The project’s guiding principle — schoolchildren cooking healthy traditional meals for their peers — takes many different forms, depending on the school’s resources and the students’ needs. At Danila Kumar International School, a public school in Ljubljana with pupils from over 30 nationalities, students don’t prepare lunch for the entire school — with over 1,000 mouths to feed that would be impossible — but instead cook smaller meals in their home economics classroom. There’s a wide range of attitudes towards cooking and food among the international students who join the project, so teacher Katarina Čepič focuses on basic cooking skills. “I also teach them about the shelf life of various foods, so they know what produce can still be used past its prime, that dairy products are good to eat as long as our senses tell us so,” she says. “They always go around the classrooms to collect leftover fruit to cook with, so we don’t create waste.” She takes the kids foraging for dandelion greens and wild garlic — a popular Slovene pastime in spring — and teaches them how to reuse leftovers in new recipes. “They learn to respect food because it is a living thing, not just something you buy and then throw away,” says Čepič.

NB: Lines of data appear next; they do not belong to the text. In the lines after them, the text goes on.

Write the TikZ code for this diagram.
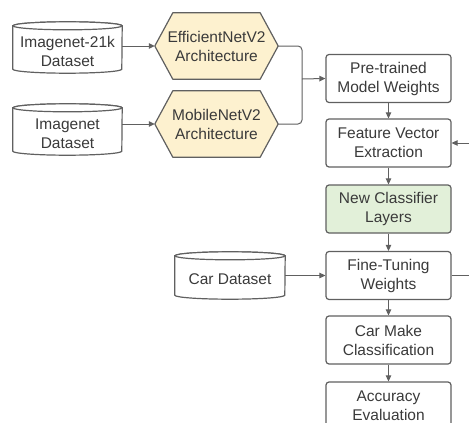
\documentclass[tikz,border=0pt]{standalone}
\usepackage{fontspec}
\setmainfont{Liberation Sans}
\usetikzlibrary{arrows.meta,backgrounds,calc}
\definecolor{edge}{HTML}{606060}
\definecolor{txt}{HTML}{3A3A3A}
\definecolor{hexfill}{HTML}{FDF1CF}
\definecolor{greenfill}{HTML}{E2F0D9}
\tikzset{
  lbl/.style={font=\fontsize{15.5}{19}\selectfont, text=txt, align=center, inner sep=0pt},
  procbox/.style={lbl, draw=edge, line width=1.2pt, rounded corners=3pt, fill=white,
                  minimum width=125pt, minimum height=48pt},
  greenbox/.style={procbox, fill=greenfill},
  cylbody/.style={lbl},
  hexbody/.style={lbl, minimum width=123pt, minimum height=66pt},
  hexdraw/.style={draw=edge, line width=1.2pt, fill=hexfill, line join=round},
  cyldraw/.style={draw=edge, line width=1.2pt, fill=white},
  conn/.style={draw=edge, line width=1pt, -{Triangle[length=6pt,width=5.5pt]}},
  plain/.style={draw=edge, line width=1pt},
}
% cylinder around node #1, x radius #2
\newcommand\drawcyl[2]{%
  \draw[cyldraw] ([yshift=4pt]#1.north west) -- ([yshift=4pt]#1.south west)
    arc[start angle=180, end angle=360, x radius=#2, y radius=4pt]
    -- ([yshift=4pt]#1.north east)
    arc[start angle=0, end angle=180, x radius=#2, y radius=4pt] -- cycle;
  \draw[cyldraw] ([yshift=4pt]#1.north) ellipse[x radius=#2, y radius=4pt];
}
\newcommand\drawhex[1]{%
  \draw[hexdraw] (#1.west) -- ([xshift=18pt]#1.north west) -- ([xshift=-18pt]#1.north east)
    -- (#1.east) -- ([xshift=-18pt]#1.south east) -- ([xshift=18pt]#1.south west) -- cycle;
}
\begin{document}
\begin{tikzpicture}[x=1pt,y=-1pt]
\useasboundingbox (0,0) rectangle (469,423);
% datasets
\node[cylbody, minimum width=109pt, minimum height=43pt] (d1) at (67.5,51.5) {Imagenet-21k\\Dataset};
\node[cylbody, minimum width=109pt, minimum height=43pt] (d2) at (67.5,133.5) {Imagenet\\Dataset};
\node[cylbody, minimum width=110pt, minimum height=39pt] (cd) at (230,279.5) {Car Dataset};
% architectures
\node[hexbody] (h1) at (216.5,46) {EfficientNetV2\\Architecture};
\node[hexbody] (h2) at (216.5,124) {MobileNetV2\\Architecture};
% process boxes
\node[procbox] (pre) at (388.5,78.5) {Pre-trained\\Model Weights};
\node[procbox] (fv) at (388.5,143) {Feature Vector\\Extraction};
\node[greenbox] (nc) at (388.5,209) {New Classifier\\Layers};
\node[procbox] (ft) at (388.5,275.5) {Fine-Tuning\\Weights};
\node[procbox] (cm) at (388.5,340) {Car Make\\Classification};
\node[procbox] (ae) at (388.5,406) {Accuracy\\Evaluation};
\coordinate (fvin) at (469,143);
\coordinate (ftout) at (469,275.5);
\coordinate (join) at (302,79);
\begin{scope}[on background layer]
  \drawcyl{d1}{54.5pt}
  \drawcyl{d2}{54.5pt}
  \drawcyl{cd}{55pt}
  \drawhex{h1}
  \drawhex{h2}
\end{scope}
% connectors
\draw[conn] (d1.east |- h1.west) -- (h1.west);
\draw[conn] (d2.east |- h2.west) -- (h2.west);
\draw[plain, rounded corners=4pt] (h1.east) -| (join);
\draw[plain, rounded corners=4pt] (h2.east) -| (join);
\draw[conn] (join) -- (pre.west);
\draw[conn] (pre) -- (fv);
\draw[conn] (fv) -- (nc);
\draw[conn] (nc) -- (ft);
\draw[conn] (ft) -- (cm);
\draw[conn] (cm) -- (ae);
\draw[conn] (fvin) -- (fv.east);
\draw[plain] (ft.east) -- (ftout);
\draw[conn] (cd.east |- ft.west) -- (ft.west);
\end{tikzpicture}
\end{document}
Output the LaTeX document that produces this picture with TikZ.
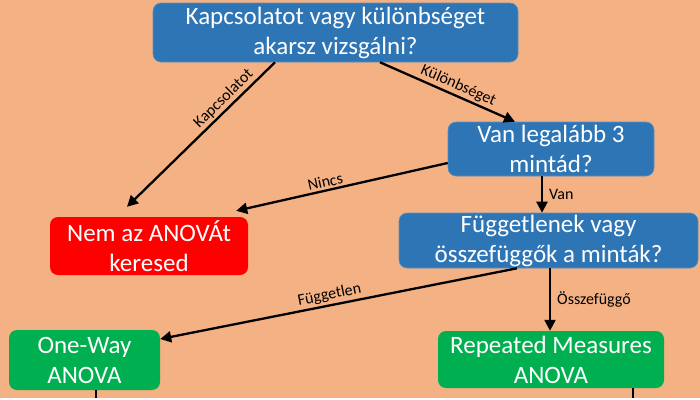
\documentclass[tikz,border=0pt]{standalone}
\usepackage{fontspec}
\setmainfont{Carlito}
\usetikzlibrary{arrows.meta}
\definecolor{bgpeach}{RGB}{244,177,131}
\definecolor{qblue}{RGB}{46,117,182}
\definecolor{nored}{RGB}{255,0,0}
\definecolor{okgreen}{RGB}{0,176,80}

\begin{document}
\begin{tikzpicture}[x=1pt,y=-1pt,
            box/.style={rounded corners=8pt,text=white,align=center,inner sep=0pt,
              font=\fontsize{25}{30}\selectfont},
            qbox/.style={box,fill=qblue,draw=qblue!80!white,line width=0.6pt},
            nobox/.style={box,fill=nored},
            anovabox/.style={box,fill=okgreen},
            arrow/.style={line width=2.3pt,-{Triangle[length=11pt,width=11pt]}},
            lbl/.style={font=\fontsize{16}{18}\selectfont,text=black,inner sep=2pt}]
 \fill[bgpeach] (0,0) rectangle (700,398);

 \node[qbox,minimum width=365pt,minimum height=59pt] (kerdes) at (335.5,32.5)
   {Kapcsolatot vagy különbséget\\akarsz vizsgálni?};
 \node[qbox,minimum width=206pt,minimum height=54pt] (harom) at (551,149)
   {Van legalább 3\\mintád?};
 \node[nobox,minimum width=198pt,minimum height=58pt] (nem) at (149,246)
   {Nem az ANOVÁt\\keresed};
 \node[qbox,minimum width=299pt,minimum height=55pt] (fugg) at (548.5,240.5)
   {Függetlenek vagy\\összefüggők a minták?};
 \node[anovabox,minimum width=151pt,minimum height=60pt] (oneway) at (84.5,360)
   {One-Way\\ANOVA};
 \node[anovabox,minimum width=226pt,minimum height=57pt] (repeated) at (551,359.5)
   {Repeated Measures\\ANOVA};
 \coordinate (kiA) at (96,398);
 \coordinate (kiB) at (633,398);

 \draw[arrow] ([xshift=-60.5pt]kerdes.south) -- ([xshift=-22pt,yshift=10pt]nem.north)
   node[lbl,pos=0.3,above,sloped] {Kapcsolatot};
 \draw[arrow] ([xshift=44.5pt]kerdes.south) -- ([xshift=-36pt]harom.north)
   node[lbl,pos=0.55,above,sloped] {Különbséget};
 \draw[arrow] ([yshift=-14pt]harom.west) -- ([xshift=-12pt,yshift=6pt]nem.north east)
   node[lbl,pos=0.57,above,sloped] {Nincs};
 \draw[arrow] ([xshift=-9pt]harom.south) -- ([xshift=-9pt]harom.south |- fugg.north)
   node[lbl,midway,right,xshift=4pt] {Van};
 \draw[arrow] ([xshift=-31.5pt]fugg.south) -- ([yshift=21pt]oneway.east)
   node[lbl,pos=0.52,above,sloped] {Független};
 \draw[arrow] ([xshift=1.5pt]fugg.south) -- ([xshift=1.5pt]fugg.south |- repeated.north)
   node[lbl,midway,right,xshift=4pt] {Összefüggő};
 \draw[line width=2.3pt] (oneway.south -| kiA) -- (kiA);
 \draw[line width=2.3pt] (repeated.south -| kiB) -- (kiB);
\end{tikzpicture}
\end{document}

The impact of food waste goes beyond home economics: In 2022, over one billion tons of food were wasted globally, generating 8 to 10 percent of global emissions, which is almost five times as much as the aviation sector. As part of Kuhnapato, children learn about the many traditional recipes that rely on yesterday’s leftovers, turning potatoes into gnocchi and bread into dumplings, as well as how to use cutoffs, peels and seeds whenever possible. There is also less plate waste: “Kids are simply excited to try what their classmates have cooked; they eat everything and lick the plate,” says Peljhan. Participating schools have also started cooperating directly with local farmers and producers to source local ingredients for the project, creating short supply chains that further reduce waste and transportation emissions, all while ensuring that the food is still fresh and nutritious when it reaches the plate.
Kuhnapato’s core values have trickled into the schools’ general lunch menus as children’s expectations and tastes changed. Many schools reduced the amount of sugar used, while a couple have completely eliminated wheat flour, replacing it with traditional alternatives like rye, buckwheat and corn. The use of vegetables has almost doubled since 2013, while deep-fried foods were eliminated completely — a development that can be attributed to Kuhnapato, along with other initiatives promoting healthy eating in public institutions. Some schools even started actively involving their pupils in their meal-planning process.
The fifth-graders from Dobje don’t care much about the project’s lofty goals — they just like cooking and spending time together in the kitchen, and even better if they get to use the large industrial dishwasher at the end. Erik, the future mechanic, has made a reluctant truce with brussels sprouts, but still likes pastries better. The students want to keep cooking together until they graduate in four years’ time, but word’s gotten out and Pintar’s fourth-graders are already looking forward to taking over the school kitchen next year. “I guess I’ll have to expand the project!” she laughs.